Look through the records and report how many lines include the word "this", with no other words.

───── DATA PROVIDED ─────

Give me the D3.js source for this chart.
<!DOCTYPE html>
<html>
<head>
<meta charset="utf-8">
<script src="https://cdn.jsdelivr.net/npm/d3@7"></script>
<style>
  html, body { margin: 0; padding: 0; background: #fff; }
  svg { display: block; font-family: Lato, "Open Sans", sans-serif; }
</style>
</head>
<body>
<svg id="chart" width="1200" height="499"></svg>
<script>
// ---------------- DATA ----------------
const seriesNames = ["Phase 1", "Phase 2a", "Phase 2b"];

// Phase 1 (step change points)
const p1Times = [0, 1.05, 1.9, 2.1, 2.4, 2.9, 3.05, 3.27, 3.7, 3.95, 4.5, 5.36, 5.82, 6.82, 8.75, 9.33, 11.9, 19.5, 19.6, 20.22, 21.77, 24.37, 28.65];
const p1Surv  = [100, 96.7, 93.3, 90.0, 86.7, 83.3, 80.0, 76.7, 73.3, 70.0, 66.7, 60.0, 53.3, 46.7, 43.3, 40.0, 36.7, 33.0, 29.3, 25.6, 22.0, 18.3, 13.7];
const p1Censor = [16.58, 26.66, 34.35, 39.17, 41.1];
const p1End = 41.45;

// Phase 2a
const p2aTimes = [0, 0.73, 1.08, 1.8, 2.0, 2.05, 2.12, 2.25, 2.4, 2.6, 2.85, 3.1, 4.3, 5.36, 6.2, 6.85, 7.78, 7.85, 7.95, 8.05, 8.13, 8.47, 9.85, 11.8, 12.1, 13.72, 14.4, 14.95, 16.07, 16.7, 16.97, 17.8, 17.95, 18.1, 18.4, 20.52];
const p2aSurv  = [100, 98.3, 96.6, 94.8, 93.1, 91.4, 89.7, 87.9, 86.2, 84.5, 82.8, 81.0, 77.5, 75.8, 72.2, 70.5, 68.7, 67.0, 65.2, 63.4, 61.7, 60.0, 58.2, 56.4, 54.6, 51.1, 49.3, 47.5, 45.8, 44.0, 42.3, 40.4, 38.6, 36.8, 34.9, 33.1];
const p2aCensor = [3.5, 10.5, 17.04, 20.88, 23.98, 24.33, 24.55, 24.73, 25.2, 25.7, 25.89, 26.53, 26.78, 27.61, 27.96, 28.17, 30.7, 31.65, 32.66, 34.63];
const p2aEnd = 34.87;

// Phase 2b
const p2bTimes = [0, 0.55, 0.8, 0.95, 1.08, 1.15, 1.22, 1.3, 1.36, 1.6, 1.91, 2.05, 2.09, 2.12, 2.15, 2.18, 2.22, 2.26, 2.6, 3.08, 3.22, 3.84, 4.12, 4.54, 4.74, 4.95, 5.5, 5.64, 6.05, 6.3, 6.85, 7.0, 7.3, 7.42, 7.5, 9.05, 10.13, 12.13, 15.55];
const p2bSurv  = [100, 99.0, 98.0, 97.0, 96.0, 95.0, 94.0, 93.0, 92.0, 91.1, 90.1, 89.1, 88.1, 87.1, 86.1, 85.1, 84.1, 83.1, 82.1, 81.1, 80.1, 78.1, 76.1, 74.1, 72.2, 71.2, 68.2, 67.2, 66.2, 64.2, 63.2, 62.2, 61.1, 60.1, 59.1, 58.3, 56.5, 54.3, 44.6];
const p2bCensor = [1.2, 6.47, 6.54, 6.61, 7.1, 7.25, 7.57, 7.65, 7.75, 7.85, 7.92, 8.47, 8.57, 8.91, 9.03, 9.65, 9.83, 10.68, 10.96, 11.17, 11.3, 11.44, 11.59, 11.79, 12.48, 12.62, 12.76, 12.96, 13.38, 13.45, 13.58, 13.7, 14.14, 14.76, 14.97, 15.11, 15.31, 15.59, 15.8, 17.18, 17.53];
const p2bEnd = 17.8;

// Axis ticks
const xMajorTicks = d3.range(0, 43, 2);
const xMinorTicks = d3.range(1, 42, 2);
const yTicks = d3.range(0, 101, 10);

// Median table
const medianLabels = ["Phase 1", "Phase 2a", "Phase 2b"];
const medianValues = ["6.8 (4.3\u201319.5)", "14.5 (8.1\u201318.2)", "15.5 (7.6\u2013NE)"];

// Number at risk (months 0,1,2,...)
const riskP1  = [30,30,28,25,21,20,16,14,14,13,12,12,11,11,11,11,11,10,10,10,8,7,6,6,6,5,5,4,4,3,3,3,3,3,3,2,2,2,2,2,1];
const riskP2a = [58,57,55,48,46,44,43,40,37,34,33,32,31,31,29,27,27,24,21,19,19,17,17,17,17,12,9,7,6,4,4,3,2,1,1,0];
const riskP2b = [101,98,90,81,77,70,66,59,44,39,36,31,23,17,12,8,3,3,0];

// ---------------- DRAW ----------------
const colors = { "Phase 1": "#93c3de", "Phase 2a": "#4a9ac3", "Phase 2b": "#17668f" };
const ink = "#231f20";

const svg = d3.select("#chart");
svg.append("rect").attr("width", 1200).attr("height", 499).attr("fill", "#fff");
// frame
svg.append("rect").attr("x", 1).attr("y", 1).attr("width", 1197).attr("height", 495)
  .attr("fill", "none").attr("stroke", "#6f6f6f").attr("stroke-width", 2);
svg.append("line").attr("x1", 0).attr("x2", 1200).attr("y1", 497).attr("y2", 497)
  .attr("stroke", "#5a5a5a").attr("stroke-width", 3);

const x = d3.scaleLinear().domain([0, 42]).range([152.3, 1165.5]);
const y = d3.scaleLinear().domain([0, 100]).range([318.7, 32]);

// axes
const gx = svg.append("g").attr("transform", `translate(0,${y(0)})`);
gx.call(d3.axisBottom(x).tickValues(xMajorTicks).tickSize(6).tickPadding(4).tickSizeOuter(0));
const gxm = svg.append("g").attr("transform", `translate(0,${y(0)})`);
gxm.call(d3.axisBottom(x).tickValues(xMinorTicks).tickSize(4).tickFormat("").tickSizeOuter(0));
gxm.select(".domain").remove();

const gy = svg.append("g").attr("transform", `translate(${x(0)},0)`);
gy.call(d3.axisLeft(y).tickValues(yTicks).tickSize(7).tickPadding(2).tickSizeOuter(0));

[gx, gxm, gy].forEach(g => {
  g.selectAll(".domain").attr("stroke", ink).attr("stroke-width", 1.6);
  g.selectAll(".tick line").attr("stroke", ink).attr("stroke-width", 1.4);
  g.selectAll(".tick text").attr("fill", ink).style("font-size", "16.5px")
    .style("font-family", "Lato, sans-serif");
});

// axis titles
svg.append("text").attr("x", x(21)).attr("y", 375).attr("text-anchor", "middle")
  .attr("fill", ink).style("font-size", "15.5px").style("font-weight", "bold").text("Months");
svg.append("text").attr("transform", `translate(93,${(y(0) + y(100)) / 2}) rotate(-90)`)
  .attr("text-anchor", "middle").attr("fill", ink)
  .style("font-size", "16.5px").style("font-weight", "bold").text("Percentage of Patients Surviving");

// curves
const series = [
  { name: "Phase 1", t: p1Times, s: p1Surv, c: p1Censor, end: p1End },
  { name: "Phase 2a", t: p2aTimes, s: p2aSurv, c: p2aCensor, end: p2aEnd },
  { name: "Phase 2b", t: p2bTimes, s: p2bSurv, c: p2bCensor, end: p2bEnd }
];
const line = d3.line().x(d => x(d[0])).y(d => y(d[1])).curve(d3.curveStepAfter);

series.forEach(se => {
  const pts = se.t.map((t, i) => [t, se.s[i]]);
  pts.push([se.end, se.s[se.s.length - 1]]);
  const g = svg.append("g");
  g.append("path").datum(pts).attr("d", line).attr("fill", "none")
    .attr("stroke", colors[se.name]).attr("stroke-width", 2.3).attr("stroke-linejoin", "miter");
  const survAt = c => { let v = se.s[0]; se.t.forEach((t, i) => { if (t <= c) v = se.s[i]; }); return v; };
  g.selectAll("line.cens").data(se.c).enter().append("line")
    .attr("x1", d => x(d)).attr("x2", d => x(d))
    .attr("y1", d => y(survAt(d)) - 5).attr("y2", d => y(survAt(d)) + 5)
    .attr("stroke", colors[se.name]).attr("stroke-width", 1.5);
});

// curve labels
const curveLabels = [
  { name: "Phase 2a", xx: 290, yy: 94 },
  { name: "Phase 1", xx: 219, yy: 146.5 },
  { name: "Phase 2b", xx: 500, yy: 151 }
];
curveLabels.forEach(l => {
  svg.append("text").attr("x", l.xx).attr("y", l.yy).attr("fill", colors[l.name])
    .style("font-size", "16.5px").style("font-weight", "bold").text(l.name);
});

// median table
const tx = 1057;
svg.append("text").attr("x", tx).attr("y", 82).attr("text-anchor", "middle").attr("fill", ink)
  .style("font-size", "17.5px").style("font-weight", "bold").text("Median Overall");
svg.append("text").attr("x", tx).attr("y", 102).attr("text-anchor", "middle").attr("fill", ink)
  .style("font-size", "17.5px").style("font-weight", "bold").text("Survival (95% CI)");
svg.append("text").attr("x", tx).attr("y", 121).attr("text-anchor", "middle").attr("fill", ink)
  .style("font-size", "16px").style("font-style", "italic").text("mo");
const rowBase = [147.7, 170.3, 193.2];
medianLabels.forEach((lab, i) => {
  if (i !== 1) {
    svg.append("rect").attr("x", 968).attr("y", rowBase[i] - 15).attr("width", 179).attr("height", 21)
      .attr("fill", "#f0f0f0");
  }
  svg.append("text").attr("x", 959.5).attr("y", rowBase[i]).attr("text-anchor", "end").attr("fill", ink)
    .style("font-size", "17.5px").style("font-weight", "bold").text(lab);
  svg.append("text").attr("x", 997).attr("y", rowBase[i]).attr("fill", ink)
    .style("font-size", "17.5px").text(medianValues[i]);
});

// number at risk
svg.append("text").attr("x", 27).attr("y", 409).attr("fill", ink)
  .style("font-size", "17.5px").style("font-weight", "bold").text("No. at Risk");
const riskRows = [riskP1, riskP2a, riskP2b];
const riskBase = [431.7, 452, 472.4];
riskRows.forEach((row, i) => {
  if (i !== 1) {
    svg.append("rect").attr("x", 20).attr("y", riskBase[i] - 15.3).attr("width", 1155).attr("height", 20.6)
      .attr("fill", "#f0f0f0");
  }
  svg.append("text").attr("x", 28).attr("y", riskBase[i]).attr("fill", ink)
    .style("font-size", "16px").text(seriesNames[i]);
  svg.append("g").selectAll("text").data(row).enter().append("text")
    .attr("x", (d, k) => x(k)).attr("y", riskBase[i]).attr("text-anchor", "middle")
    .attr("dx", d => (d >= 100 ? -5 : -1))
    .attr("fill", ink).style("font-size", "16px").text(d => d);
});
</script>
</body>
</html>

─────
───── DATA PROVIDED ─────

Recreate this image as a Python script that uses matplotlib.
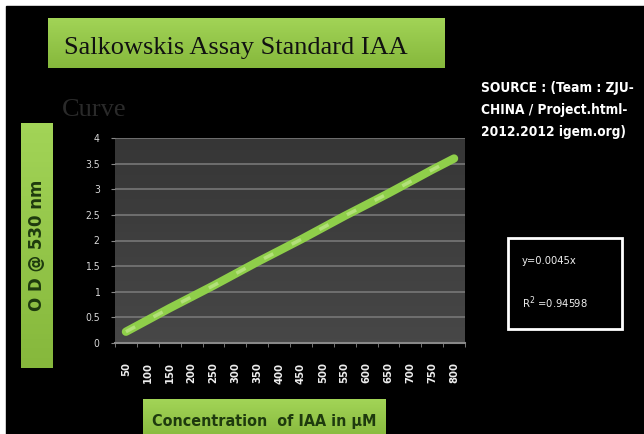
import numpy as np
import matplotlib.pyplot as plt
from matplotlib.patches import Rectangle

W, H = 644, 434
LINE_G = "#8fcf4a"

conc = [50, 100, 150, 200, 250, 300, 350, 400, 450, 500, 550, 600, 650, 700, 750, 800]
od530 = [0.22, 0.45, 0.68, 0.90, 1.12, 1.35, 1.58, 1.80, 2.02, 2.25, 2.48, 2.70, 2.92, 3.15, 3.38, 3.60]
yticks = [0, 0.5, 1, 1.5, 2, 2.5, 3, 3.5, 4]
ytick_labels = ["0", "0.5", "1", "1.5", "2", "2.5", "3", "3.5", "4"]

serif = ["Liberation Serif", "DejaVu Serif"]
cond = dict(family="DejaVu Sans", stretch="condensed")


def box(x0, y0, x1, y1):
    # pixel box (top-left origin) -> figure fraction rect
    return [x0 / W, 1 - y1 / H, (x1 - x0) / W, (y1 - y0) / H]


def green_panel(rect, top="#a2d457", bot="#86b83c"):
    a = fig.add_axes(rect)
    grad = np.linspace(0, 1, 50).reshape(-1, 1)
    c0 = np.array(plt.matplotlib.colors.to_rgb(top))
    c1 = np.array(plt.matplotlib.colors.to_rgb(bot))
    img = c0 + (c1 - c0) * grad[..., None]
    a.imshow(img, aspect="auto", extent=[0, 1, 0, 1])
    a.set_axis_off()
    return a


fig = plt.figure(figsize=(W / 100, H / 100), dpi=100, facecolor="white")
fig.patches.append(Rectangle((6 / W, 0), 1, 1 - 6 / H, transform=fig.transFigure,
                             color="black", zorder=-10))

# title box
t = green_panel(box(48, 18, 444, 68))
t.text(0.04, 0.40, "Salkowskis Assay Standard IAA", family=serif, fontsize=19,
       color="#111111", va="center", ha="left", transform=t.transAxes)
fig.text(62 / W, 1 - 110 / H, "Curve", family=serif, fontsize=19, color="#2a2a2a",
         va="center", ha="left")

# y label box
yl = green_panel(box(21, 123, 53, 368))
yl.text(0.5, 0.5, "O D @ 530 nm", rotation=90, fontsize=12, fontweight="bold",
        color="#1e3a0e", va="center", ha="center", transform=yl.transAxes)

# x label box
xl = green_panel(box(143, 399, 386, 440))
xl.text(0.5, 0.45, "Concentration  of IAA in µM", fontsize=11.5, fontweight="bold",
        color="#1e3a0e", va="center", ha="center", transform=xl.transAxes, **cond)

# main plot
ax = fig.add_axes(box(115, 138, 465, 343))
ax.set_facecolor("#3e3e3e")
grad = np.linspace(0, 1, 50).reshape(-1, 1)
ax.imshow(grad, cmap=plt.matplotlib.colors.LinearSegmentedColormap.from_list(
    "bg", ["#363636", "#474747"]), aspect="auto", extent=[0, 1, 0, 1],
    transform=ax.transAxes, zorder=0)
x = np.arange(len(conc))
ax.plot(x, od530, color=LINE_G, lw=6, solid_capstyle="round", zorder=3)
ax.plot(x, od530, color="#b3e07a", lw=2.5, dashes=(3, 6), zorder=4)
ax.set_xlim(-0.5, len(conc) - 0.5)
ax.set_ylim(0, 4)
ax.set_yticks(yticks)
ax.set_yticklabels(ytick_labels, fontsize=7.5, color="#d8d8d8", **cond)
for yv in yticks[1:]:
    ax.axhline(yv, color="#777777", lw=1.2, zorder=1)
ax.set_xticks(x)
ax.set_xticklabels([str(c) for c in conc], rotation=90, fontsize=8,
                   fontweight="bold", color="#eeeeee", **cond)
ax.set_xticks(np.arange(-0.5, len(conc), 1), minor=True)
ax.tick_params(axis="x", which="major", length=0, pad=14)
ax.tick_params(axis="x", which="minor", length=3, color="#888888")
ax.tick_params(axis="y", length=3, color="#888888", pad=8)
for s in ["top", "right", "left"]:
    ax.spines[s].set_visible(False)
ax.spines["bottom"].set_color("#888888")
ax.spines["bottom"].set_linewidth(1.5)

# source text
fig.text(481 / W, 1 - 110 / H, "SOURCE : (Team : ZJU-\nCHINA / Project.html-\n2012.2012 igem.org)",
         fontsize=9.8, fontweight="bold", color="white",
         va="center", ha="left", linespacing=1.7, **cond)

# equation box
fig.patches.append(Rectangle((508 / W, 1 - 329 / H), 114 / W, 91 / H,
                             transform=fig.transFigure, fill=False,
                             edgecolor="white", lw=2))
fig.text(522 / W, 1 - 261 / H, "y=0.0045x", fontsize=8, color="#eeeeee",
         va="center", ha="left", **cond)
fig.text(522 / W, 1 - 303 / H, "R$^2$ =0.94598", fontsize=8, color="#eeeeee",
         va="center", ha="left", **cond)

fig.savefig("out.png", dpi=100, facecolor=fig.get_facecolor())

─────
───── DATA PROVIDED ─────

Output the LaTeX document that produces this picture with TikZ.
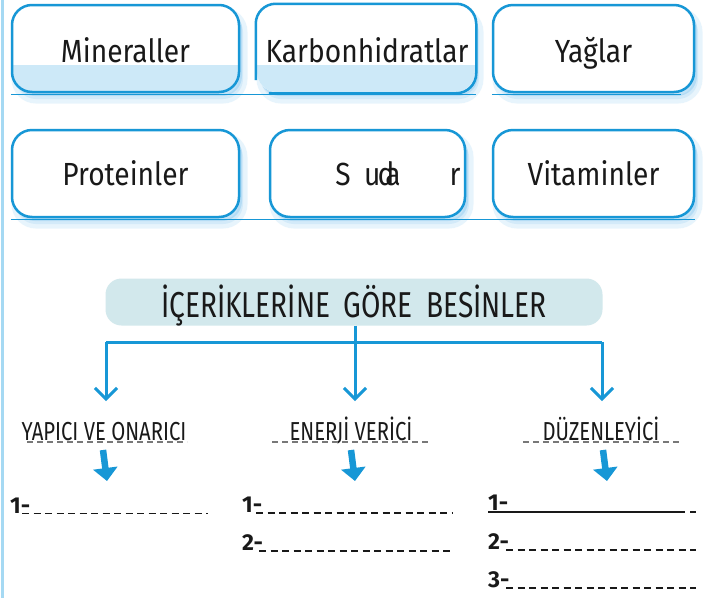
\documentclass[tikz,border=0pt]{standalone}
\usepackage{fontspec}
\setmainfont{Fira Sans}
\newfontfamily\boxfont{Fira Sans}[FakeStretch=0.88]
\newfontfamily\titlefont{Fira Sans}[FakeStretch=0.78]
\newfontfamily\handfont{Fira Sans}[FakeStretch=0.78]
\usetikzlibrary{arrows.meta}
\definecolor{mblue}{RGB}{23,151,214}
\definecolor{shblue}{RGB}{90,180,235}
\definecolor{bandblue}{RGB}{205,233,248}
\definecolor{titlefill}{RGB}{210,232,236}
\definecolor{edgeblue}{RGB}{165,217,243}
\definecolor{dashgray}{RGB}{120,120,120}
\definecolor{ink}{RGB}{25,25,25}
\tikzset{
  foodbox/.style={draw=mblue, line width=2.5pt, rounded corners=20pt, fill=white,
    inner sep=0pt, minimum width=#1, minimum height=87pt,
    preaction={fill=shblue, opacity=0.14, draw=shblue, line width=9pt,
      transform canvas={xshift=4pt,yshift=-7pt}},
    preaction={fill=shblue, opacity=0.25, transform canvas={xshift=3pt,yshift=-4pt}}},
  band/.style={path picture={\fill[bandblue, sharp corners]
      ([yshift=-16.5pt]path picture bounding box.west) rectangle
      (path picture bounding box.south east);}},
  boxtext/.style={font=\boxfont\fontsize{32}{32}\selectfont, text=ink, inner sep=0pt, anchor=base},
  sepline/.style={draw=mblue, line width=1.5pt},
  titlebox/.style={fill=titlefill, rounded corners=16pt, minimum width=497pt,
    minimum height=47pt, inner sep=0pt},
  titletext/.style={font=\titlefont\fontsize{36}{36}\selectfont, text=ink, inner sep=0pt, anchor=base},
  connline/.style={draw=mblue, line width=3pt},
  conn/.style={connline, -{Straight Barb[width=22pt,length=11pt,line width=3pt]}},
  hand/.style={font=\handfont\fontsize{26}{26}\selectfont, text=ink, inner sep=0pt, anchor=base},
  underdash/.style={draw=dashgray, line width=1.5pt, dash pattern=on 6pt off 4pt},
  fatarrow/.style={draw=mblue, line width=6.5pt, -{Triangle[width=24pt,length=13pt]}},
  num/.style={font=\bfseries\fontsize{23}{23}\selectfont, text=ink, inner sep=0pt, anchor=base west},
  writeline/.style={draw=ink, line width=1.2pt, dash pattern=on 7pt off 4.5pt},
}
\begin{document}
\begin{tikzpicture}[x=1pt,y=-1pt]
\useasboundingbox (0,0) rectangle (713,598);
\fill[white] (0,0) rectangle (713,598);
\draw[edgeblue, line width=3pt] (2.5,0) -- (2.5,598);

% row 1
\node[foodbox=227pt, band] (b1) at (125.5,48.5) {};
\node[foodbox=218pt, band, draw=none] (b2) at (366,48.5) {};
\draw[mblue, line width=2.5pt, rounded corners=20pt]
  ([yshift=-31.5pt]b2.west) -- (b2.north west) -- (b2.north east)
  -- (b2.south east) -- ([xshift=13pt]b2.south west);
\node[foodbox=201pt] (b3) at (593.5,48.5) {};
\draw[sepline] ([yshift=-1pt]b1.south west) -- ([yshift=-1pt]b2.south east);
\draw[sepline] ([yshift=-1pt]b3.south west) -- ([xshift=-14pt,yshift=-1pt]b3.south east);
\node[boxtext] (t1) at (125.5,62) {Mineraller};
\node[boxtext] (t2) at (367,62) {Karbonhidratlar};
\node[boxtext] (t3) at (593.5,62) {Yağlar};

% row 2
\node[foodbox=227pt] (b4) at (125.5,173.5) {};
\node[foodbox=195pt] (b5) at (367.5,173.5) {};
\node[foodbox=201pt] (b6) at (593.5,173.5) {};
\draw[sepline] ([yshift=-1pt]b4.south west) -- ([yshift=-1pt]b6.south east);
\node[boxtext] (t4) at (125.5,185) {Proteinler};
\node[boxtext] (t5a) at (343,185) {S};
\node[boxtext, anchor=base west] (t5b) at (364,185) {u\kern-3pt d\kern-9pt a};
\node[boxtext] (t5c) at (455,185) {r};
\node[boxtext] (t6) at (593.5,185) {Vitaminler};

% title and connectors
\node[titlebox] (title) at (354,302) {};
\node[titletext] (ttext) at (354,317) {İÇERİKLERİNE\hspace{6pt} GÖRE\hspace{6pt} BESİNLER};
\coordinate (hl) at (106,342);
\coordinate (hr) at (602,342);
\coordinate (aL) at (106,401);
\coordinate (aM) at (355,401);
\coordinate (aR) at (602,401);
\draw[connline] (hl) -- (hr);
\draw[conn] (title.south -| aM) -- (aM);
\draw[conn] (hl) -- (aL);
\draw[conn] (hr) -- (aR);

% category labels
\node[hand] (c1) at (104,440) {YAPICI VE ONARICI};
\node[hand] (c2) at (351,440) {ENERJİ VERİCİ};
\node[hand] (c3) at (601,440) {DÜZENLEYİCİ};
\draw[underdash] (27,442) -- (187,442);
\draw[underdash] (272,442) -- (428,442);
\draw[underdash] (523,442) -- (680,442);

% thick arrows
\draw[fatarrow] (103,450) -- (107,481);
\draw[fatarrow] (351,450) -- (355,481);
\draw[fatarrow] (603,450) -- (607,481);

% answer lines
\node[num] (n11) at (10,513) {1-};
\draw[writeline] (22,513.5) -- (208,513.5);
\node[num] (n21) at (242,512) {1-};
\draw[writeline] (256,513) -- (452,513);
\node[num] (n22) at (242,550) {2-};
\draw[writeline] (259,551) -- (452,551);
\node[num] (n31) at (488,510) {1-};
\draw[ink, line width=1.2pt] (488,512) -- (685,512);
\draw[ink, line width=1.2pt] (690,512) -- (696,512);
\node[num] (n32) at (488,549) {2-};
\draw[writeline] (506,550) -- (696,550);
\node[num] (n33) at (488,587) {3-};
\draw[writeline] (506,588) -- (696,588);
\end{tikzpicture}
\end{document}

─────

- [ANSWER FOR THE TASK]:
3